REQUIREMENT: Word for word, extract the first line of the records below and each line after it, up to and including the line with "ax.bar(x + (k". Pictures are left out.
-- begin DATA SUPPLIED --
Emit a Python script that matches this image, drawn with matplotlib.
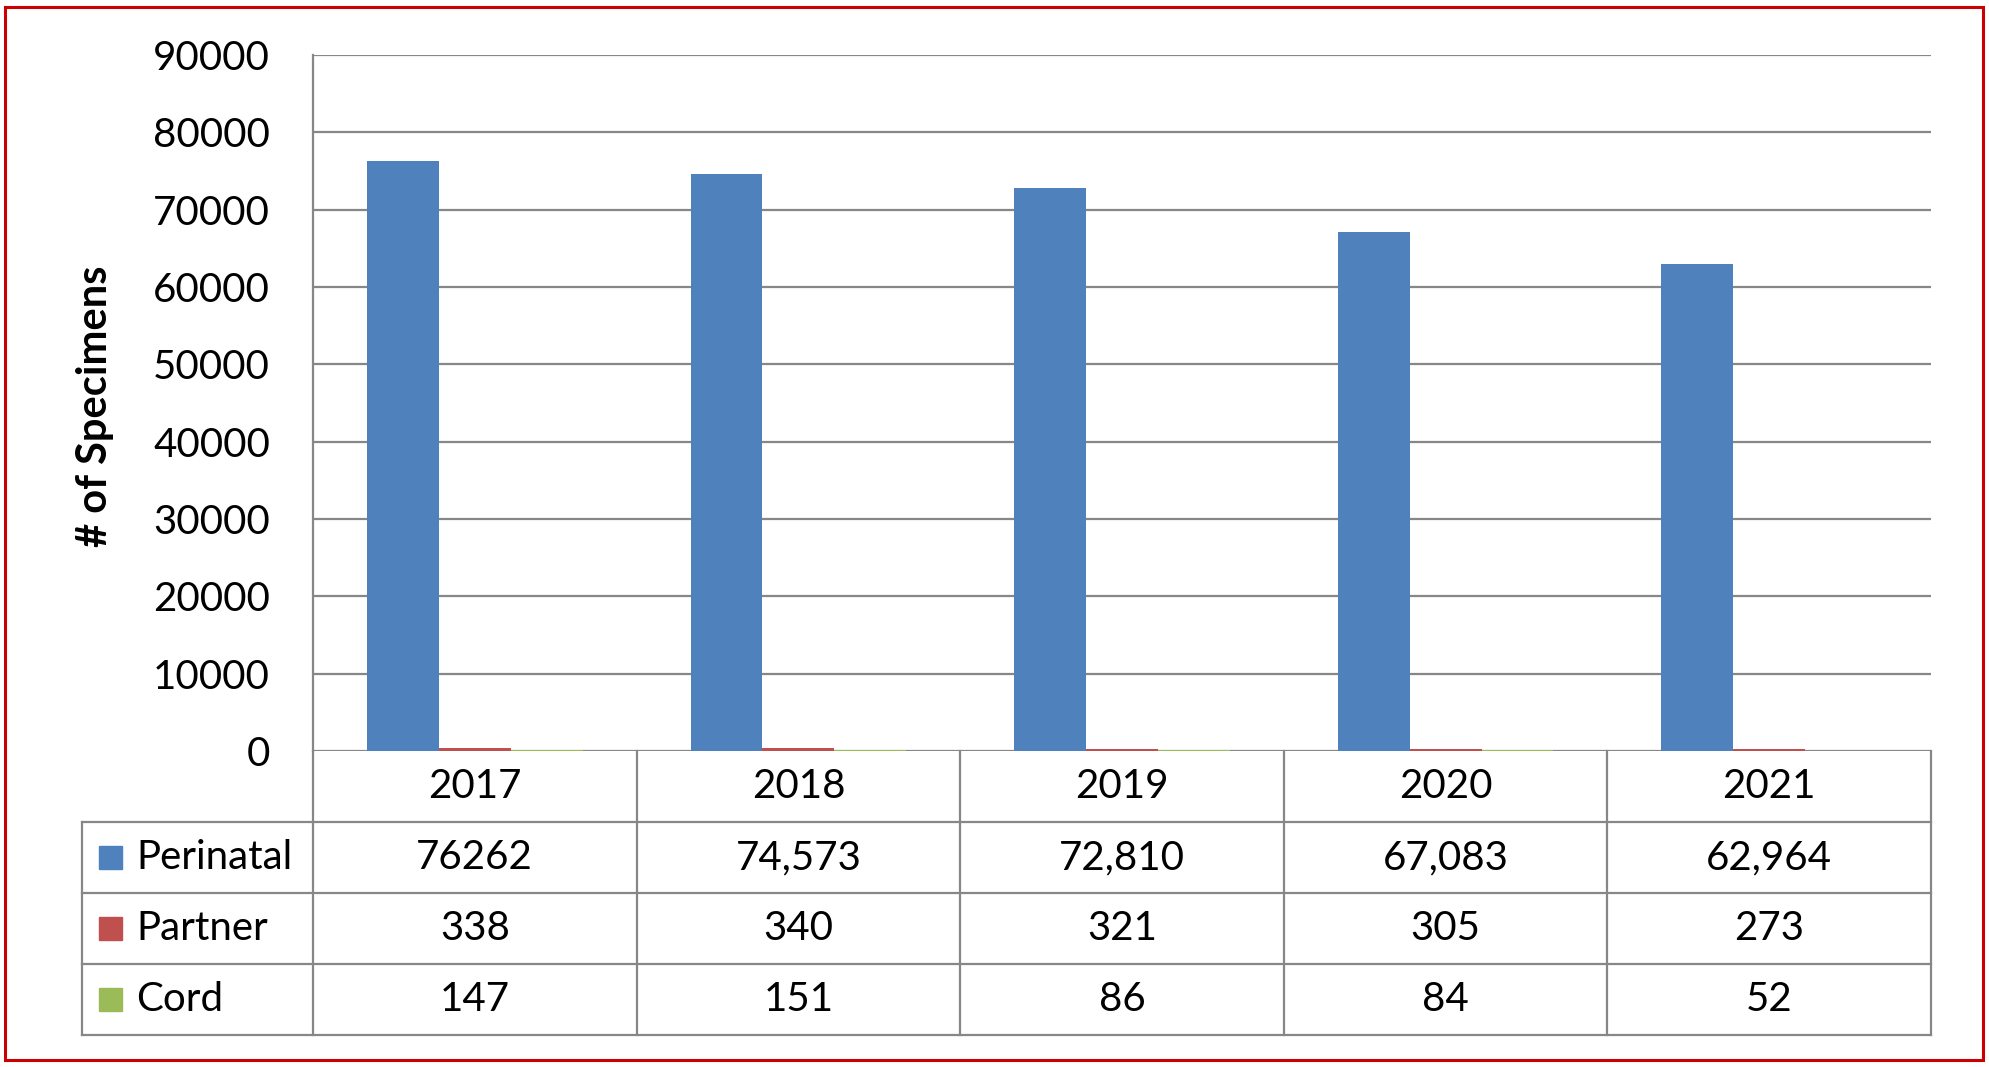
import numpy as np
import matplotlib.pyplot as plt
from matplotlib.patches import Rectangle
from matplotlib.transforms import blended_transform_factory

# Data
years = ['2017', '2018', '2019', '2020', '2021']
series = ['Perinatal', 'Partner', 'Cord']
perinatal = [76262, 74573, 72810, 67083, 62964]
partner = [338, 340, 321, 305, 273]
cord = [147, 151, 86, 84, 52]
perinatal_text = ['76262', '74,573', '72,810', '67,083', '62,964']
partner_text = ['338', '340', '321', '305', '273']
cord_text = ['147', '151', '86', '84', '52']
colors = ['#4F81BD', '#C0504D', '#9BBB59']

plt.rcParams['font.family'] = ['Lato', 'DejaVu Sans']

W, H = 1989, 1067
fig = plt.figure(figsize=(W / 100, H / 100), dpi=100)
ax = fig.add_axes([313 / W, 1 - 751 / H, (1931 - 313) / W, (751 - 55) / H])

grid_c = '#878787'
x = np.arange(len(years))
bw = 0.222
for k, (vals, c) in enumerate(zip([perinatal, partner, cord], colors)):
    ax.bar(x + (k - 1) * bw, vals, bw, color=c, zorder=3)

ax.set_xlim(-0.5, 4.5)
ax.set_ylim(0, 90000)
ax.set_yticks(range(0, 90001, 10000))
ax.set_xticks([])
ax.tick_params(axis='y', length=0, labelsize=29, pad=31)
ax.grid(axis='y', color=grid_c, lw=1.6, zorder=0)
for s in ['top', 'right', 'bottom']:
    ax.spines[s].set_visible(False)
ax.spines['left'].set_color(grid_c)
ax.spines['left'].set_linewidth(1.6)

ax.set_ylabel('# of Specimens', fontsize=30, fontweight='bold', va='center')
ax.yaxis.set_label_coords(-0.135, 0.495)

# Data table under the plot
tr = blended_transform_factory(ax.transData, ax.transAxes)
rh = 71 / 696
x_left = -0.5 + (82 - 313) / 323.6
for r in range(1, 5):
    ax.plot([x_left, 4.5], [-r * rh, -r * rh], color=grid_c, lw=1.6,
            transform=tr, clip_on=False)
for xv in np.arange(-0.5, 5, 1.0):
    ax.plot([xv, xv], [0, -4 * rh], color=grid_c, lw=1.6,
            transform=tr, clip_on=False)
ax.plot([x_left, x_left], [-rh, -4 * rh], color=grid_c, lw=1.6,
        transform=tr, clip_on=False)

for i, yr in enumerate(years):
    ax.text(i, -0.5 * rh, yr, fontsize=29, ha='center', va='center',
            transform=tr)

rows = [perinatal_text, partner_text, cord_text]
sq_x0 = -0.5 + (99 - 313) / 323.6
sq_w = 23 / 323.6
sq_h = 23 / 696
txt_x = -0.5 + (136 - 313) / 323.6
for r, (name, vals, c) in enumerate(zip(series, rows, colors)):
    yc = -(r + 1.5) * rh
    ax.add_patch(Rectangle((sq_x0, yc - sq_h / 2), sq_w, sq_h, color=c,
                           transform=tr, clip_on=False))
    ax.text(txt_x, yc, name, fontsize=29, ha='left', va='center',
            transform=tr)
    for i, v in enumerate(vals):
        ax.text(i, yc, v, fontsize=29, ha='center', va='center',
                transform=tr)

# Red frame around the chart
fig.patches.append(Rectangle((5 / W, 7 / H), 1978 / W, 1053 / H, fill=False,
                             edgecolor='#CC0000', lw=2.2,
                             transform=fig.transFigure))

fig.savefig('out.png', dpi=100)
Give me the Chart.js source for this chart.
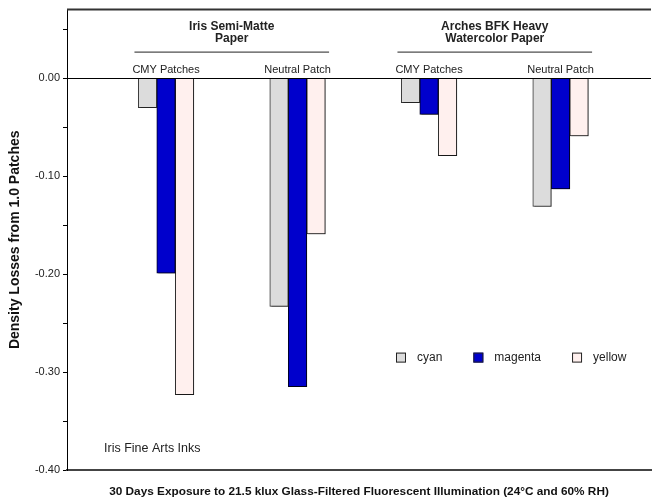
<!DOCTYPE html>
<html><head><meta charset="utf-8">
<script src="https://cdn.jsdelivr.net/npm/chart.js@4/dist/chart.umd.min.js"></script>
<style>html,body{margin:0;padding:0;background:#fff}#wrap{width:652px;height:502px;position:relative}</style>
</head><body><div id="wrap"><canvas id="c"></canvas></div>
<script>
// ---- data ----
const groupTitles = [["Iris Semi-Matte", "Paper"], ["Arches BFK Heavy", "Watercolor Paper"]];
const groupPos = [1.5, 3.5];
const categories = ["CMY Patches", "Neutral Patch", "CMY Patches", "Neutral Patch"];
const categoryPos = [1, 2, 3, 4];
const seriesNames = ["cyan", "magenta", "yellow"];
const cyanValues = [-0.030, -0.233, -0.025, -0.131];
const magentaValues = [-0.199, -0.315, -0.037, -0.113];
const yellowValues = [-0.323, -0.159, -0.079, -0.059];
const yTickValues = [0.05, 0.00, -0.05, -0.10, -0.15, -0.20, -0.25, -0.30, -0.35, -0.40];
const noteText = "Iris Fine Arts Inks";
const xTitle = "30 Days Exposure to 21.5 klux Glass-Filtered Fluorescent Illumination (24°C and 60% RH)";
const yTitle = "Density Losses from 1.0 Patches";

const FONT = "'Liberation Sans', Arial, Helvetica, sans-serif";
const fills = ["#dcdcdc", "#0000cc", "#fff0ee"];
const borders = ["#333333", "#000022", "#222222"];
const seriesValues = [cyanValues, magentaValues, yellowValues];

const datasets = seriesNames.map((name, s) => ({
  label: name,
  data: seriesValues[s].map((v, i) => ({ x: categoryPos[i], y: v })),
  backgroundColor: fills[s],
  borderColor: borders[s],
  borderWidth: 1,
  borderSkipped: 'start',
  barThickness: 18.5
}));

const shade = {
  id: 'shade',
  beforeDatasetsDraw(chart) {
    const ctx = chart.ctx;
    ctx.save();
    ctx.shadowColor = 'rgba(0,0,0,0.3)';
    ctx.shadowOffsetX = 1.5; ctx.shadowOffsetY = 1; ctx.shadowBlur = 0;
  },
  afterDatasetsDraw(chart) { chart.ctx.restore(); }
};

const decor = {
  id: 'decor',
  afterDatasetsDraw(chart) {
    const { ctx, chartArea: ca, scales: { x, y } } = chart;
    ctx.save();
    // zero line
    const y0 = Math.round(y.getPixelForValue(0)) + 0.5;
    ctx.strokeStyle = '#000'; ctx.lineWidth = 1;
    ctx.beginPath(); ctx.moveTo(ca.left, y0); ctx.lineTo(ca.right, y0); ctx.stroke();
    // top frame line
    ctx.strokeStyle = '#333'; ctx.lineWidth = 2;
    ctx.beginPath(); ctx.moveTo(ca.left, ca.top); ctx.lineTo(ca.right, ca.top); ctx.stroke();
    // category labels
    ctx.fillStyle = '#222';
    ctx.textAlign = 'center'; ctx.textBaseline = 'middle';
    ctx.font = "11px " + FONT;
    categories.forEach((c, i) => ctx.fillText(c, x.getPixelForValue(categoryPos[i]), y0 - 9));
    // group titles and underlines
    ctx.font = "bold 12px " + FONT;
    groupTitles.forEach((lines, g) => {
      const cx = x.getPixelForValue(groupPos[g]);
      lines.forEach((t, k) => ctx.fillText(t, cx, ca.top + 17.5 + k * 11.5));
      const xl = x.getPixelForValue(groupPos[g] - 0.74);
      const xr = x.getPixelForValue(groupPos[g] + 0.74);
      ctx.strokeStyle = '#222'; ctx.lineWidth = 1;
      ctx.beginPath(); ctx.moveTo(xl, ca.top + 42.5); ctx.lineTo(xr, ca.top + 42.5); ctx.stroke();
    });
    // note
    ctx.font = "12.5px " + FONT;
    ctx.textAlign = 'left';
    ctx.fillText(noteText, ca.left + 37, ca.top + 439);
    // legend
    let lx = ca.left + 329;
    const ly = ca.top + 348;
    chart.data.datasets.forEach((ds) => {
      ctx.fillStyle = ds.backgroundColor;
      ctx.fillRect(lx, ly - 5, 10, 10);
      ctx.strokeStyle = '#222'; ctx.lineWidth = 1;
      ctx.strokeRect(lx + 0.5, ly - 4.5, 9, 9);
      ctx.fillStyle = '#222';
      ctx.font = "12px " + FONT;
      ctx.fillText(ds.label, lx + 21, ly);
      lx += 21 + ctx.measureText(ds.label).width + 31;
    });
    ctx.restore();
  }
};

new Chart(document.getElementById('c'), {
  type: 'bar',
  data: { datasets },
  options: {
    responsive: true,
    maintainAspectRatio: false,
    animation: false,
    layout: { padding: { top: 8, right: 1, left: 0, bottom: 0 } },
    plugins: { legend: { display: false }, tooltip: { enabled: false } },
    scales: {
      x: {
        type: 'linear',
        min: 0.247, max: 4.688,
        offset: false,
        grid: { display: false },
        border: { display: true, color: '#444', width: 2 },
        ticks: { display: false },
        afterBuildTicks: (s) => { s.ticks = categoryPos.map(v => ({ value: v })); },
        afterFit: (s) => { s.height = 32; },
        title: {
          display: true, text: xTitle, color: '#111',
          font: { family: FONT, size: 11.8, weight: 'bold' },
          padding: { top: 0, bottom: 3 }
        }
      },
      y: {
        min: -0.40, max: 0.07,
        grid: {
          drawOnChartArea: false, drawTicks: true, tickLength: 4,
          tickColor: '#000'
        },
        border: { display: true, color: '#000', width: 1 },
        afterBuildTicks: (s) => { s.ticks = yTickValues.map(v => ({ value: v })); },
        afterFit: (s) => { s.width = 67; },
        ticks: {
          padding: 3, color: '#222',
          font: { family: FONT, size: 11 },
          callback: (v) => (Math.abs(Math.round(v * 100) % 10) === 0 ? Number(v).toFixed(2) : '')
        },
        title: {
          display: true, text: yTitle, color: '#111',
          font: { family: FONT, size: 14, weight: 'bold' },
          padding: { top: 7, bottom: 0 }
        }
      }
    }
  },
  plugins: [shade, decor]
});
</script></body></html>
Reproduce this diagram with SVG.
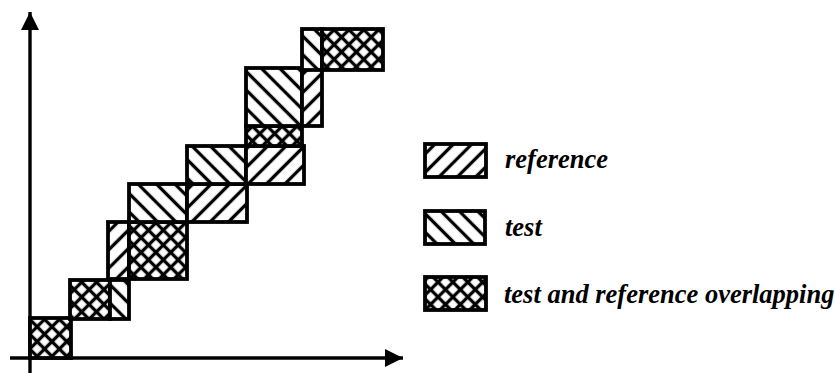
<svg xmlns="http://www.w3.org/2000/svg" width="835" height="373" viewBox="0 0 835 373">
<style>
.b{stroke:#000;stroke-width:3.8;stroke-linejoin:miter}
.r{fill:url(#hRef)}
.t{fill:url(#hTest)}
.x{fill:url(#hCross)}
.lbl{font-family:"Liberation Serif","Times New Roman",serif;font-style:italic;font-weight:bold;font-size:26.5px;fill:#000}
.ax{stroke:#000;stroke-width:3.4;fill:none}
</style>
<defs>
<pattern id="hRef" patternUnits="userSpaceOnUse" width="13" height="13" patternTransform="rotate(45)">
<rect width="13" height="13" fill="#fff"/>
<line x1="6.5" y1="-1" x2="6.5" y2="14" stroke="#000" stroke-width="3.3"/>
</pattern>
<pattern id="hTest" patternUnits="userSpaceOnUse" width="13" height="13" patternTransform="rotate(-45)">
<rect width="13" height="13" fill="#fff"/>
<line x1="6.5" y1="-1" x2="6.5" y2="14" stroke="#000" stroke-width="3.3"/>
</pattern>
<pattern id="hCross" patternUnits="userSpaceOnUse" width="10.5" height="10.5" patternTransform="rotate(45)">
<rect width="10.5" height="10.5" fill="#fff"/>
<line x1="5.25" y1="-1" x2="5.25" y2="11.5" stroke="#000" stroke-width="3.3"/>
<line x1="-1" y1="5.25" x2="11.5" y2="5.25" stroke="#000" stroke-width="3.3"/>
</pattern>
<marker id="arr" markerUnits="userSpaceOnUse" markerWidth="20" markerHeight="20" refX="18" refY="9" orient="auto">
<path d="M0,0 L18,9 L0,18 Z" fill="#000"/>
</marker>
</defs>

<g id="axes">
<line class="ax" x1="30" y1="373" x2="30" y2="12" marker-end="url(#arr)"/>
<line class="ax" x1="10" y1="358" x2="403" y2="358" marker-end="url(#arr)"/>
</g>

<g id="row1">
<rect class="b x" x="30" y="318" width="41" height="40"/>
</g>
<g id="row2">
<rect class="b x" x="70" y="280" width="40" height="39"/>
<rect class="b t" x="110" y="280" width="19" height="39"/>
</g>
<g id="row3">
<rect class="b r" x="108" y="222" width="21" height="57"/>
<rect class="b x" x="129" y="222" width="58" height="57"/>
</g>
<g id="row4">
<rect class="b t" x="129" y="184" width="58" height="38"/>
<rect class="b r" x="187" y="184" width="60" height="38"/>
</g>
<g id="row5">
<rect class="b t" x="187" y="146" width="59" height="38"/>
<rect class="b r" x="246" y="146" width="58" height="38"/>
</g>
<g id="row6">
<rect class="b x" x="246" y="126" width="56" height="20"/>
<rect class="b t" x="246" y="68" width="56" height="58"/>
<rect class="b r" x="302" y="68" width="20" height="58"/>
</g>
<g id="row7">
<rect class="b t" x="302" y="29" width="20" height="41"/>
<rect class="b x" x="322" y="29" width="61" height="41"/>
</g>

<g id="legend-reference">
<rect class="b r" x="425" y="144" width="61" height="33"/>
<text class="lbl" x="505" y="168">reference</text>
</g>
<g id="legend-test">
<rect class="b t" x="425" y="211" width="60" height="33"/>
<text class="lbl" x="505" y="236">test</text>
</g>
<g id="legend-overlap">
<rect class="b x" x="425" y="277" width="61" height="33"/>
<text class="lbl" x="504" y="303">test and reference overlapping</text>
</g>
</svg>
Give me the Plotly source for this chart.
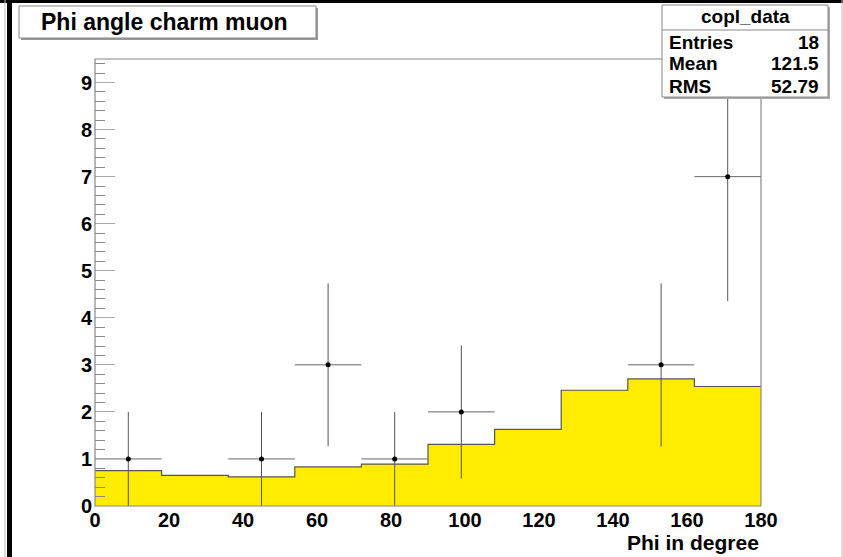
-- end DATA SUPPLIED --
RESPONSE BELOW:
Emit a Python script that matches this image, drawn with matplotlib.
import numpy as np
import matplotlib.pyplot as plt
from matplotlib.patches import Rectangle
from matplotlib.transforms import blended_transform_factory

# Data
years = ['2017', '2018', '2019', '2020', '2021']
series = ['Perinatal', 'Partner', 'Cord']
perinatal = [76262, 74573, 72810, 67083, 62964]
partner = [338, 340, 321, 305, 273]
cord = [147, 151, 86, 84, 52]
perinatal_text = ['76262', '74,573', '72,810', '67,083', '62,964']
partner_text = ['338', '340', '321', '305', '273']
cord_text = ['147', '151', '86', '84', '52']
colors = ['#4F81BD', '#C0504D', '#9BBB59']

plt.rcParams['font.family'] = ['Lato', 'DejaVu Sans']

W, H = 1989, 1067
fig = plt.figure(figsize=(W / 100, H / 100), dpi=100)
ax = fig.add_axes([313 / W, 1 - 751 / H, (1931 - 313) / W, (751 - 55) / H])

grid_c = '#878787'
x = np.arange(len(years))
bw = 0.222
for k, (vals, c) in enumerate(zip([perinatal, partner, cord], colors)):
    ax.bar(x + (k - 1) * bw, vals, bw, color=c, zorder=3)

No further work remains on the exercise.